Post by onslaught86 »

BWprowl wrote:
onslaught86 wrote:Animated was a poorly engineered line that brimmed with personality,
What was poorly engineered about animated? That line had some of the most intuitive stuff we've seen in ages. Toys like Shockwave, Lockdown, Snarl, and Prowl are amazing pieces of work.
Cleverly designed, sure, but the engineering wasn't always up to par. Lockdown was indeed very clever, though he (Like Mega Megs and several others) had the late-run safety testing modifications ruin his hands. I really wouldn't call Snarl or Shockwave intuitive, though, Shockwave I'd definitely call clever. Snarl I like, but he's not especially clever or intuitive at all. No club storage, man, when that so should've been flame breath.

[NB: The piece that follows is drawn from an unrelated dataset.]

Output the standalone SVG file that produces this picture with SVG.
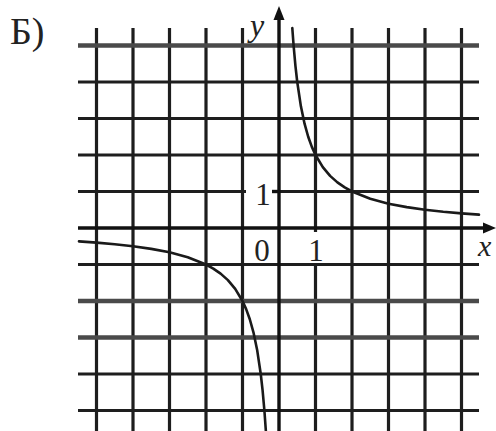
<svg xmlns="http://www.w3.org/2000/svg" width="496" height="431" viewBox="0 0 496 431">
<style>
.g{stroke:#1e1e1e;stroke-width:3.2;fill:none}
.gs{stroke:#4a4a4a;stroke-width:4.6;fill:none}
.ax{stroke:#111;stroke-width:3.4;fill:none}
.cv{stroke:#1a1a1a;stroke-width:2.6;fill:none;stroke-linejoin:round;stroke-linecap:round}
.t{font-family:"Liberation Serif","Times New Roman",serif;fill:#222}
.i{font-style:italic}
</style>
<rect width="496" height="431" fill="#ffffff"/>
<g id="grid">
<g id="vlines">
<line class="g" x1="96.5" y1="28" x2="96.5" y2="431"/>
<line class="g" x1="133" y1="28" x2="133" y2="431"/>
<line class="g" x1="169.5" y1="28" x2="169.5" y2="431"/>
<line class="g" x1="206" y1="28" x2="206" y2="431"/>
<line class="g" x1="242.5" y1="28" x2="242.5" y2="431"/>
<line class="g" x1="315.5" y1="28" x2="315.5" y2="431"/>
<line class="g" x1="352" y1="28" x2="352" y2="431"/>
<line class="g" x1="388.5" y1="28" x2="388.5" y2="431"/>
<line class="g" x1="425" y1="28" x2="425" y2="431"/>
<line class="g" x1="461.5" y1="28" x2="461.5" y2="431"/>
</g>
<g id="hlines">
<line class="gs" x1="78" y1="45.5" x2="479" y2="45.5"/>
<line class="g" x1="78" y1="82" x2="479" y2="82"/>
<line class="g" x1="78" y1="118.5" x2="479" y2="118.5"/>
<line class="g" x1="78" y1="155" x2="479" y2="155"/>
<line class="g" x1="78" y1="191.5" x2="479" y2="191.5"/>
<line class="g" x1="78" y1="264.5" x2="479" y2="264.5"/>
<line class="gs" x1="78" y1="301" x2="479" y2="301"/>
<line class="gs" x1="78" y1="337.5" x2="479" y2="337.5"/>
<line class="g" x1="78" y1="374" x2="479" y2="374"/>
<line class="g" x1="78" y1="410.5" x2="479" y2="410.5"/>
</g>
</g>
<g id="label-boxes" fill="#ffffff">
<rect x="246" y="178" width="27" height="30"/>
<rect x="298" y="232" width="32" height="31"/>
</g>
<g id="axes">
<line class="ax" x1="279" y1="14" x2="279" y2="431"/>
<line class="ax" x1="78" y1="228" x2="488" y2="228"/>
<line class="ax" x1="272" y1="191.5" x2="279" y2="191.5"/>
<polygon points="279,6 273.5,20 284.5,20" fill="#111"/>
<polygon points="496,228 483,222.5 483,233.5" fill="#111"/>
</g>
<g id="curves">
<polyline class="cv" points="292.3,28 293.6,45.5 295.43,65.8 297.25,82 300.9,106.33 304.55,123.71 308.2,136.75 311.85,146.89 315.5,155 322.8,167.17 330.1,175.86 337.4,182.37 344.7,187.44 352,191.5 370.25,198.8 388.5,203.67 406.75,207.14 425,209.75 443.25,211.78 461.5,213.4 479,214.67"/>
<polyline class="cv" points="79,241.33 96.5,242.6 114.75,244.22 133,246.25 151.25,248.86 169.5,252.33 187.75,257.2 206,264.5 213.3,268.56 220.6,273.63 227.9,280.14 235.2,288.83 242.5,301 246.15,309.11 249.8,319.25 253.45,332.29 257.1,349.67 260.75,374 262.57,390.2 264.4,410.5 265.97,432.5"/>
</g>
<g id="labels">
<text class="t" x="10" y="44" font-size="38">Б)</text>
<text class="t i" x="250" y="36" font-size="32">y</text>
<text class="t" x="263" y="205" font-size="31" text-anchor="middle">1</text>
<text class="t" x="262" y="261" font-size="31" text-anchor="middle">0</text>
<text class="t" x="316" y="261" font-size="31" text-anchor="middle">1</text>
<text class="t i" x="478" y="256" font-size="30">x</text>
</g>
</svg>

I think my main problem with Animated as a whole is that the line was too complex for itself. They were chunky, kid-friendly designs, some of which were indeed very cool, yet were also very simplistic. They then engineered ways for these to transform into the chunky kid-friendly alt. modes, but they applied the movie design philosophy to them. The result was a line full of chunky kid-friendly designs that were not chunky or kid-friendly at all in toy form. The overcomplex nature of the figures was less than elegant, with lots of poor joint tolerances. Some higher-end Japanese items manage to meld a minimalist design aesthetic with expensive, articulated, multi-part figures. I feel Animated fell short of this, and has largely resulted in a line of toys that, despite my enjoying on principle, I now find easy to forget and ignore.

I bought most of the line, and now largely regret it, because their engineering does not gel with their designs, and this discourages me from playing with them.
Basically, Animated Prime turns into a shitty cartoony truck, and it's not fun transforming him, so he sits on the shelf in robot mode while I fiddle with toys that turn into fun things in a fun way.

I dunno, I'm feeling pretty burned out on current TF as a whole, these days. The fandom seemed to be all RAH RAH ANIMATED for about a year, while I sorta scratched my head and went "I still dunno." Really liked what they were trying to do, really liked all the homages, the consistency and continuity efforts alone prove that this can be done right. But at its core, I keep coming back to it all being too simplistic, and too kid-friendly, when the toys were anything but simplistic and kid-friendly, and the show was awfully spread-out.

Universe had a bunch of suck toys too. Man, I miss Classics and Cybertron.. It feels like for every gem in Animated, Universe, and ROTF, there were several failures.